How Do You Live for God?
How do you live for God and something greater than yourself? How can you move past the small, selfish purposeless sense of self? How do you move from an intellectual understanding of wholeness to an experience of it? All these are important questions to ask.
The feeling of separateness and isolation that prompts these questions is common among most people but tends to become amplified in those interested in meditation. This makes sense, because those interested in meditation are also interested in Yoga. Yoga is an experience of unified awareness. You practice Yoga to realize that your awareness is whole. Yet, in the beginning the pain of seeming separation can be almost unbearable.
If you have begun meditating, then you are on your way to realizing that you already are living as something greater than your limited personality. It starts with meditation, because meditation increases our Self-awareness. According to the Yoga Sutras of Patanjali, “Absence of Self-awareness is a root cause of pain.” By developing Self-awareness, we begin to dissolve that root cause of pain that makes one feel separate and isolated from the wholeness of life. Developing Self-awareness also takes us beyond our small, selfish, purposeless sense of self.
Write down the following question on a slip of paper. Then keep it in your meditation space. At the end of each meditation session, spend an additional 5-10 minutes really wondering, as if you are curious about the answer, what the answer to this question is. “Am I separate from the wholeness of life? How can that be?”
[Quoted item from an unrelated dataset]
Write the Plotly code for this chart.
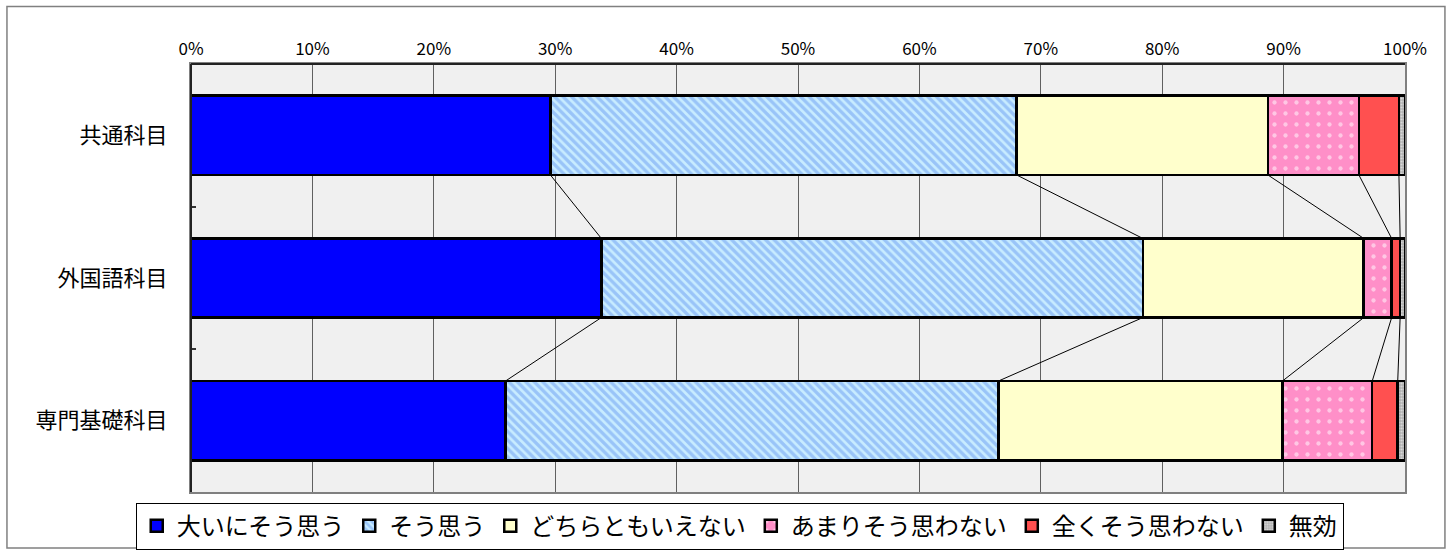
import plotly.graph_objects as go
import numpy as np

categories = ["共通科目", "外国語科目", "専門基礎科目"]
series_names = ["大いにそう思う", "そう思う", "どちらともいえない", "あまりそう思わない", "全くそう思わない", "無効"]
v_oini = [29.6, 33.8, 25.9]
v_sou = [38.4, 44.6, 40.6]
v_dochira = [20.7, 18.2, 23.4]
v_amari = [7.5, 2.3, 7.4]
v_mattaku = [3.3, 0.7, 2.1]
v_muko = [0.5, 0.4, 0.6]
x_ticks = [0, 10, 20, 30, 40, 50, 60, 70, 80, 90, 100]

series_vals = [v_oini, v_sou, v_dochira, v_amari, v_mattaku, v_muko]
FONT = "Noto Sans CJK JP"
BAR_W = 0.555
ypos = list(range(len(categories)))

styles = [
    dict(color="#0000ff"),
    dict(color="#c2e2ff", pattern=dict(shape="\\", fgcolor="#6a9cf2", bgcolor="#c8ecff", size=6, solidity=0.55)),
    dict(color="#ffffcc"),
    dict(color="#ff99cc", pattern=dict(shape=".", fgcolor="#ffffff", bgcolor="#ff8fc8", size=11, solidity=0.12)),
    dict(color="#ff5050"),
    dict(color="#c8c8c8", pattern=dict(shape=".", fgcolor="#ffffff", bgcolor="#b0b0b0", size=3, solidity=0.4)),
]

fig = go.Figure()

# series connector lines between adjacent bars
cum = np.cumsum(np.array(series_vals), axis=0)
for k in range(len(series_vals) - 1):
    for i in range(len(categories) - 1):
        fig.add_trace(go.Scatter(
            x=[cum[k][i], cum[k][i + 1]],
            y=[ypos[i] + BAR_W / 2, ypos[i + 1] - BAR_W / 2],
            mode="lines", line=dict(color="black", width=1),
            showlegend=False, hoverinfo="skip"))

for name, vals, st in zip(series_names, series_vals, styles):
    marker = dict(color=st["color"], line=dict(color="black", width=2.5))
    if "pattern" in st:
        marker["pattern"] = st["pattern"]
    fig.add_trace(go.Bar(
        x=vals, y=ypos, name=name, orientation="h", width=BAR_W,
        marker=marker))

fig.update_layout(
    barmode="stack",
    width=1450, height=554,
    margin=dict(l=191, r=45, t=64, b=62, autoexpand=False),
    paper_bgcolor="white",
    plot_bgcolor="#f0f0f0",
    font=dict(family=FONT, color="black"),
    legend=dict(
        orientation="h", x=0.452, xanchor="center", y=-0.025, yanchor="top",
        font=dict(size=24, family=FONT), bordercolor="black", borderwidth=1,
        traceorder="normal", itemwidth=30,
    ),
    xaxis=dict(
        side="top", range=[0, 100], tickvals=x_ticks,
        ticktext=[f"{t}%" for t in x_ticks],
        showgrid=True, gridcolor="#606060", gridwidth=1,
        tickfont=dict(size=17, family=FONT), ticks="",
        showline=True, linecolor="#808080", linewidth=2, mirror=True,
        zeroline=False,
    ),
    yaxis=dict(
        range=[len(categories) - 0.5, -0.5], tickvals=ypos, ticktext=categories,
        tickfont=dict(size=22, family=FONT), ticks="", showgrid=False,
        showline=True, linecolor="#808080", linewidth=2, mirror=True,
        zeroline=False, ticklabelstandoff=17,
        minor=dict(tickvals=[0.5, 1.5], ticks="inside", ticklen=5, tickcolor="#333333", tickwidth=2, showgrid=False),
    ),
    shapes=[
        dict(type="line", xref="paper", yref="paper", x0=0, x1=0, y0=0, y1=1,
             line=dict(color="#222222", width=2)),
        dict(type="line", xref="paper", yref="paper", x0=0, x1=1, y0=1, y1=1,
             line=dict(color="#222222", width=2)),
        dict(type="rect", xref="paper", yref="paper",
             x0=-0.1516, x1=1.0329, y0=-0.1308, y1=1.1346,
             line=dict(color="#808080", width=1.5), layer="below"),
    ],
)

fig.write_html("out.html", config={"displayModeBar": False},
               post_script="document.body.style.margin='0';")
At the outset this can be difficult. It is like when you decide to clean out your attic. You may have been completely unconscious of how cluttered and moldy and dusty your attic has become. When you first look around, you realize how much work is ahead of you. Then you become disheartened. The weak willed may then decide to forget about it, and let their children take care of it once they inherit the house. The appropriate response is to take care of it now. Take a deep breath and then start removing one item at a time. You may even get half way into the project and feel like not much has been accomplished, but you keep working.
When we begin on our spiritual path towards realizing wholeness, the growing Self-awareness can be painful. You become more and more aware of how your behavior needs to change, or a sense of trust and faith need to be cultivated. For some, this hurts, because the years of memory living as an angry distrusting human being creates a habit that is hard to break. The same method applied to cleaning out the attic is applicable here.
Every day you meditate, on time, as duty. You begin to pray before or after your meditation for the strength to grow strong, so you can admit what inner work needs to be done to grow a sense of faith and trust in life. You begin to organize your life such that you minimize problems. Problems will still arise, as that is the nature of things, but you are cutting out the one’s you have some control over. As your ability to meditate grows, and your life becomes more organized, you are then in an excellent position to experience wholeness. How so?
When you have learned to calm your nervous system through meditation, it is easier to invite a sense of peace into your life. When you have taken the time to organize your life, avoiding unnecessary problems, you have less to worry about. When worry is minimal and peace is even vaguely accessible, then you can cultivate wholeness and purpose. How is this done?
After you meditate, take 10 minutes every day to contemplate. Contemplate what you want to know. If you feel isolated and alone and separate from God, ask, “What is my true relationship with God?” Ask it with feeling. Ask it as though you are asking a friend who you know is ready to give you the answer. Ask the question, then sit quietly, with your eyes closed and wait. Do this for 10 minutes every day after each meditation. EXPECT THE ANSWER TO COME TO YOU. Don’t force it, but find a way to imagine that the universe is setting up the proper situation for you to have this question answered. You can use any question you like. Consistency, trust and patience is necessary.
It may take days or weeks or even months for the realization to come to you. But what is a little time compared to actually having a deep sense that you are NOT separate from the whole? Imagine a life where you know that and feel that? Isn’t that worth 10 minutes a day?
Of course, if you are expecting this realization to magically change your mission in life or radically alter your daily routine, you may be disappointed. This is possible, but in my experience with this work, these contemplations generally lead to a sense that every seemingly mundane thing shines with wholeness. Then every mundane thing shines as if it was made perfectly for and by God.
Your meditation practice will reveal the underlying wholeness that you long for. It will show you that it has always been there in EVERY circumstance. This will change your psyche subtly over time. Then your purpose will radiate in every action you take, and it will not matter how yours or any other human mind judges it. By meditative contemplation you rise above the mind that makes you think you are separate or can exist a part from the whole. Then the whole world shines as it is.
So meditate. Ask the questions that are dear to your heart after meditation. Trust the responses. Live from those realizations. Remain fluid and continue growing into your spiritual maturity. Your questions and realizations will change as you grow. Keep your path alive in this way.